Combine all of these factors -criminal herdsmen who serially get away with perpetrating violence, a government reticent to use power to stop them, and a dubious political elite- and it is not hard to see why Igboho is popular. The feebleness of those with political power breeds the grounds for collective disenchantment with democratic forms of power. When people conclude that the architecture of political power controlling their lives and regulating their public conduct no longer has their interest in mind, they seek alternative forms of power to break through the impasses on their behalf.
That is the social context in which the likes of Igboho rise. Since he grounds his authority in the name of the people, a cult of personality is rapidly forming around him. People, already desperate for instantaneous results their government can no longer guarantee, now conjure up myths of his invincibility. It is almost amusing how many journalists too echo the conjecture that Igboho has supernatural powers. He has become the saviour of the people, the one with the gumption to override the snafus of democratic processes by going straight to the heart of the matter and forcefully extracting solutions.

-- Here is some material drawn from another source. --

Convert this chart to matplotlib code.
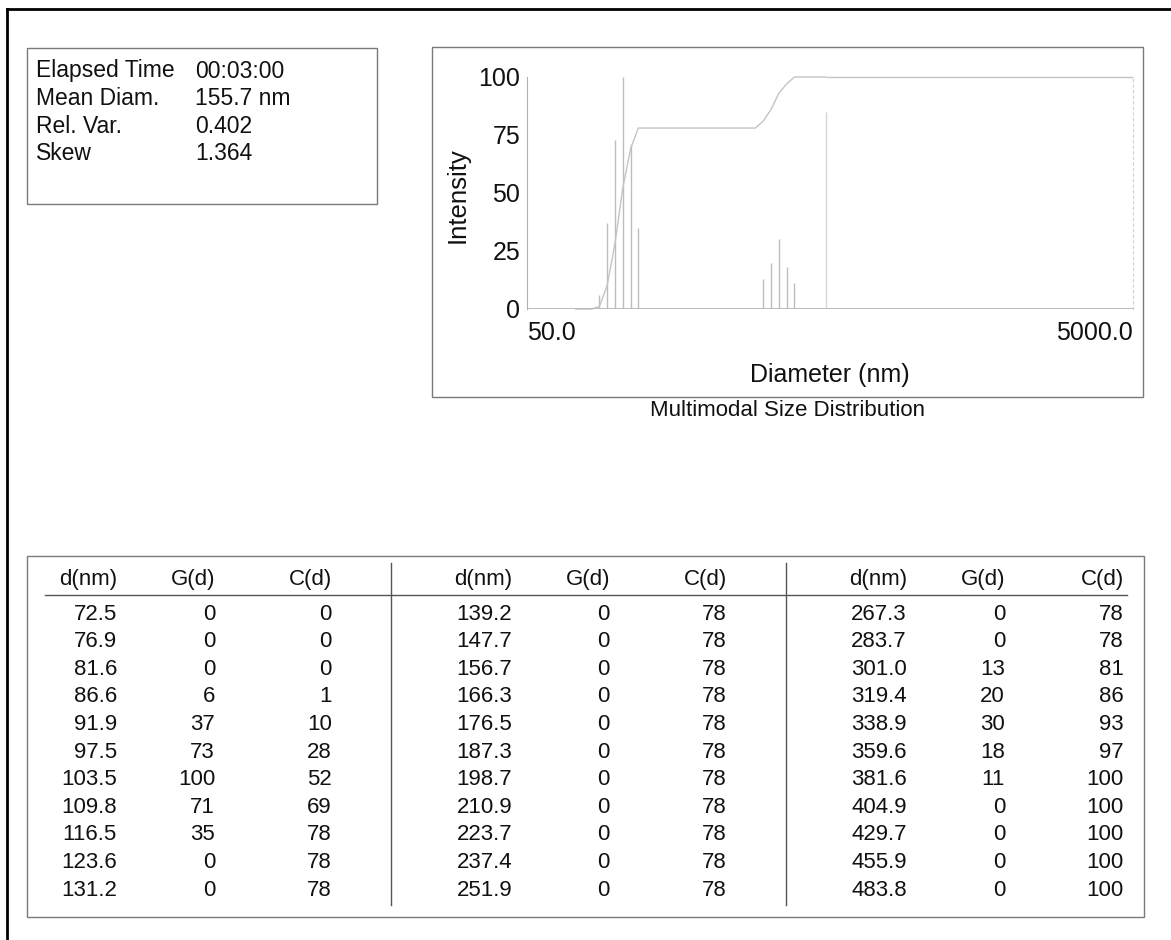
import matplotlib
matplotlib.use("Agg")
import matplotlib.pyplot as plt
from matplotlib.patches import Rectangle
from matplotlib.lines import Line2D

plt.rcParams['font.family'] = ['Liberation Sans', 'DejaVu Sans']
plt.rcParams['text.color'] = '#111111'

# 数据
info_labels = ['Elapsed Time', 'Mean Diam.', 'Rel. Var.', 'Skew']
info_values = ['00:03:00', '155.7 nm', '0.402', '1.364']

d_nm = [72.5, 76.9, 81.6, 86.6, 91.9, 97.5, 103.5, 109.8, 116.5, 123.6, 131.2,
        139.2, 147.7, 156.7, 166.3, 176.5, 187.3, 198.7, 210.9, 223.7, 237.4, 251.9,
        267.3, 283.7, 301.0, 319.4, 338.9, 359.6, 381.6, 404.9, 429.7, 455.9, 483.8]
G_d = [0, 0, 0, 6, 37, 73, 100, 71, 35, 0, 0,
       0, 0, 0, 0, 0, 0, 0, 0, 0, 0, 0,
       0, 0, 13, 20, 30, 18, 11, 0, 0, 0, 0]
C_d = [0, 0, 0, 1, 10, 28, 52, 69, 78, 78, 78,
       78, 78, 78, 78, 78, 78, 78, 78, 78, 78, 78,
       78, 78, 81, 86, 93, 97, 100, 100, 100, 100, 100]
col_headers = ['d(nm)', 'G(d)', 'C(d)']
x_range = [50, 5000]
y_ticks = [0, 25, 50, 75, 100]
marker_height = 85

W, H = 1171, 940
fig = plt.figure(figsize=(W / 100, H / 100), dpi=100)


def fx(px):
    return px / W


def fy(py):
    return 1 - py / H


def box(x0, y0, x1, y1, color='#7a7a7a', lw=1.0):
    fig.patches.append(Rectangle((fx(x0), fy(y1)), fx(x1) - fx(x0), fy(y0) - fy(y1),
                                 transform=fig.transFigure, fill=False,
                                 edgecolor=color, linewidth=lw))


def hline(x0, x1, y, color='#7a7a7a', lw=1.0):
    fig.lines.append(Line2D([fx(x0), fx(x1)], [fy(y), fy(y)], transform=fig.transFigure,
                            color=color, linewidth=lw))


def vline(x, y0, y1, color='#7a7a7a', lw=1.0):
    fig.lines.append(Line2D([fx(x), fx(x)], [fy(y0), fy(y1)], transform=fig.transFigure,
                            color=color, linewidth=lw))


# 外框 (扫描件只剩左边和上边)
hline(7, W, 9, color='black', lw=2.0)
vline(7, 9, H, color='black', lw=2.0)

# 左上角信息框
box(27, 48, 377, 204)
for i, (lab, val) in enumerate(zip(info_labels, info_values)):
    y = 71 + i * 27.6
    fig.text(fx(36), fy(y), lab, fontsize=16.5, ha='left', va='center')
    fig.text(fx(195), fy(y), val, fontsize=16.5, ha='left', va='center')

# 图的外框
box(432, 47, 1143, 397)

ax = fig.add_axes([fx(527), fy(309), fx(1133) - fx(527), fy(77) - fy(309)])
ax.set_xscale('log')
ax.vlines(d_nm, 0, G_d, colors='#bdbdbd', linewidth=1.0)
ax.plot(d_nm, C_d, color='#c4c4c4', linewidth=1.0, clip_on=False)
ax.hlines(C_d[-1], d_nm[-1], x_range[1], colors='#c4c4c4', linewidth=1.0, clip_on=False)
ax.vlines(d_nm[-1], 0, marker_height, colors='#d6d6d6', linewidth=1.0)
ax.axhline(0, color='#b5b5b5', linewidth=2.0)
ax.set_xlim(x_range)
ax.set_ylim(0, 100)
ax.set_yticks(y_ticks)
ax.set_xticks(x_range, ['50.0', '5000.0'])
ax.xaxis.set_minor_locator(matplotlib.ticker.NullLocator())
ax.tick_params(axis='both', length=0, labelsize=18, labelcolor='#111111')
ax.tick_params(axis='x', pad=9)
ax.tick_params(axis='y', pad=5)
xl = ax.get_xticklabels()
xl[0].set_ha('left')
xl[1].set_ha('right')
for s in ['top', 'bottom']:
    ax.spines[s].set_visible(False)
ax.spines['left'].set_color('#b0b0b0')
ax.spines['right'].set_color('#d0d0d0')
ax.spines['right'].set_linestyle((0, (2, 3)))
ax.patch.set_alpha(0)

fig.text(fx(458), fy(195), 'Intensity', fontsize=18.5, rotation=90, ha='center', va='center')
fig.text(fx(830), fy(375), 'Diameter (nm)', fontsize=18, ha='center', va='center')
fig.text(fx(787), fy(411), 'Multimodal Size Distribution', fontsize=16, ha='center', va='center')

# 下面的表格
box(27, 556, 1144, 917)
hline(45, 1127, 595, color='#555555', lw=1.0)
vline(391, 563, 905, color='#555555')
vline(786, 563, 905, color='#555555')

col_right = [[117, 215, 332], [512, 610, 727], [907, 1005, 1124]]
for b in range(3):
    for j, head in enumerate(col_headers):
        fig.text(fx(col_right[b][j]), fy(580), head, fontsize=16, ha='right', va='center')
    for i in range(11):
        k = b * 11 + i
        y = 614 + i * 27.6
        vals = ['%.1f' % d_nm[k], str(G_d[k]), str(C_d[k])]
        for j, v in enumerate(vals):
            fig.text(fx(col_right[b][j]), fy(y), v, fontsize=16, ha='right', va='center')

fig.savefig('out.png', dpi=100)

It is good that the growing popularity of Ighoho pushed politicians towards seeking some resolutions. At this rate, we will need another like him to get our government to attend to issues of poverty and poor infrastructure. However, we must not get carried away. Sunday Igboho is not the solution; his activities will only breed a different set of problems. People like him maintain their popularity and relevance by keeping the pot of discord constantly stirred. By allowing him to make himself out as the solution to the herdsmen crisis, we will find ourselves beholden to a man whose thuggish activities will help him wield so much power without accountability. That is not a way a country works. Responsibility for state security is still government’s business, not that of an individual or his band of thugs, no matter how well-meaning they might be.